On benchmarking in general

I wonder if the reason there are so many bad benchmarks and incorrect conclusions drawn from bad benchmarks comes, to some significant level, from a basic misunderstanding of measurement, how to perform them, and what you are measuring.
Several years ago, we watched folks who should know better, insist that 2GB bonnie++ data (the 2GB file size) was the only relevant one for their storage systems and it told them everything they needed to know about storage. Which we found … well … amusing, in that 2GB meant that, for the systems they were looking at, they were dealing with cache. Nothing but cache.
Rather hard to draw a legitimate conclusion about disk speed, when you rarely touch the disk. But that’s what happened.

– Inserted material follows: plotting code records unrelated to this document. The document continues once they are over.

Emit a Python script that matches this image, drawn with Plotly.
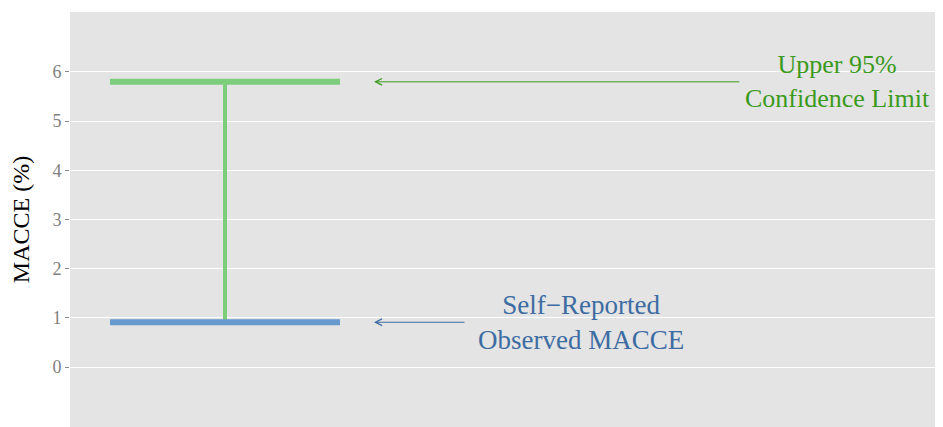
import plotly.graph_objects as go

# ---- data ----
categories = ["MACCE"]
observed = [0.91]        # self-reported observed MACCE (%)
upper95 = [5.8]          # upper 95% confidence limit (%)
y_ticks = [0, 1, 2, 3, 4, 5, 6]
y_ticklabels = ["0", "1", "2", "3", "4", "5", "6"]
label_upper = "Upper 95%<br>Confidence Limit"
label_obs = "Self\u2212Reported<br>Observed MACCE"

GREEN_LINE = "#7ccd7c"
BLUE_LINE = "#6699cc"
GREEN_TXT = "#3b9a1c"
BLUE_TXT = "#3d6ca3"
FONT = "Liberation Serif"

center = 1.0
half = 0.5

fig = go.Figure()
# vertical segment
fig.add_trace(go.Scatter(x=[center, center], y=[observed[0], upper95[0]], mode="lines",
                         line=dict(color=GREEN_LINE, width=4), showlegend=False, hoverinfo="skip"))
# upper limit
fig.add_trace(go.Scatter(x=[center - half, center + half], y=[upper95[0], upper95[0]], mode="lines",
                         line=dict(color=GREEN_LINE, width=6), showlegend=False, hoverinfo="skip"))
# observed
fig.add_trace(go.Scatter(x=[center - half, center + half], y=[observed[0], observed[0]], mode="lines",
                         line=dict(color=BLUE_LINE, width=6), showlegend=False, hoverinfo="skip"))

# arrows
fig.add_annotation(x=1.648, y=upper95[0], ax=3.243, ay=upper95[0], axref="x", ayref="y",
                   xref="x", yref="y", text="", showarrow=True, arrowhead=5, arrowsize=1.3,
                   arrowwidth=1, arrowcolor=GREEN_TXT, standoff=0, startstandoff=0)
fig.add_annotation(x=1.648, y=observed[0], ax=2.048, ay=observed[0], axref="x", ayref="y",
                   xref="x", yref="y", text="", showarrow=True, arrowhead=5, arrowsize=1.3,
                   arrowwidth=1, arrowcolor=BLUE_TXT, standoff=0, startstandoff=0)
# labels
fig.add_annotation(x=3.665, y=upper95[0], xref="x", yref="y", text=label_upper, showarrow=False,
                   font=dict(family=FONT, size=26, color=GREEN_TXT), align="center")
fig.add_annotation(x=2.548, y=observed[0], xref="x", yref="y", text=label_obs, showarrow=False,
                   font=dict(family=FONT, size=27, color=BLUE_TXT), align="center")

fig.update_layout(
    width=927, height=419,
    margin=dict(l=62, r=0, t=4, b=0),
    paper_bgcolor="white",
    plot_bgcolor="#e4e4e4",
    font=dict(family=FONT),
    xaxis=dict(range=[0.3261, 4.087], showgrid=False, zeroline=False, showticklabels=False,
               ticks="", showline=False, fixedrange=True),
    yaxis=dict(range=[-1.22, 7.22], tickvals=y_ticks, ticktext=y_ticklabels,
               showgrid=True, gridcolor="white", gridwidth=1.3, zeroline=False,
               ticks="outside", ticklen=4, tickcolor="#8a8a8a", tickwidth=1,
               tickfont=dict(family=FONT, size=18, color="#7f7f7f"),
               title=dict(text="MACCE (%)", font=dict(family=FONT, size=24, color="black"), standoff=16),
               automargin=False, showline=False),
)

fig.write_html("out.html")
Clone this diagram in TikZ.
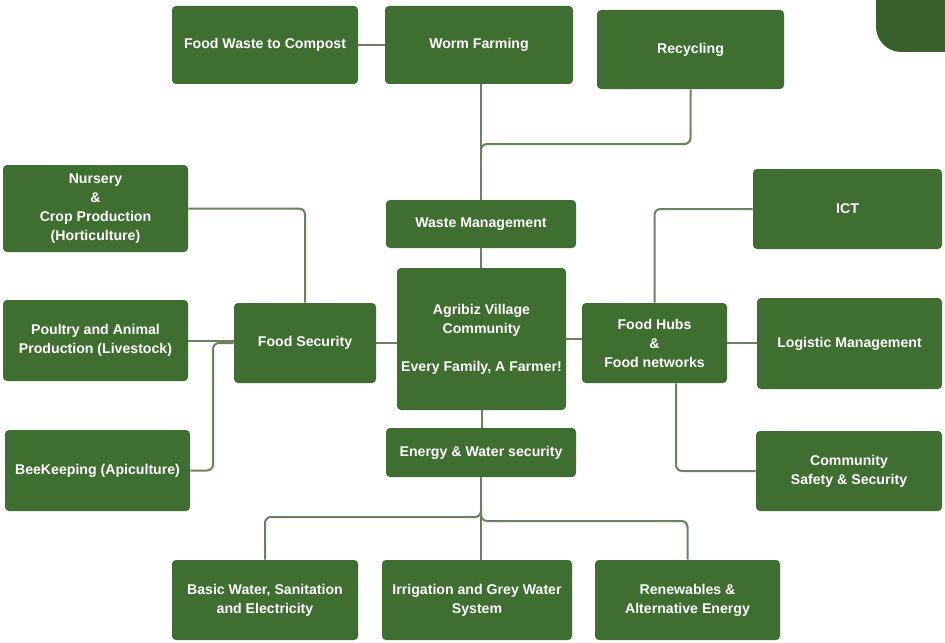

Part of this is architectural. Without a sound understanding of how the system works, and how the system is laid out, the system is basically just a black box. Then detailed architectually sensitive probing measurements, which bonnie++ purports to be, don’t tell you much.
Then again, many people don’t really do the measurement part correct either. even if they understand the architecture. What are you measuring, and are you sure you are measuring what you think you are, and are you getting enough cycles to be meaningful, or is OS jitter getting in the way?
We’ve seen benchmarks where people claimed that running in 0.21 seconds was much faster than running in 0.25 seconds. This belies a fundamental lack of understanding of precision and duration of benchmarks. Yet we see this often enough that it makes us laugh.
Accurate measurement is hard. Meaningful measurement is hard. Being able to draw a meaningful conclusion from data is hard enough without the data being suspect itself.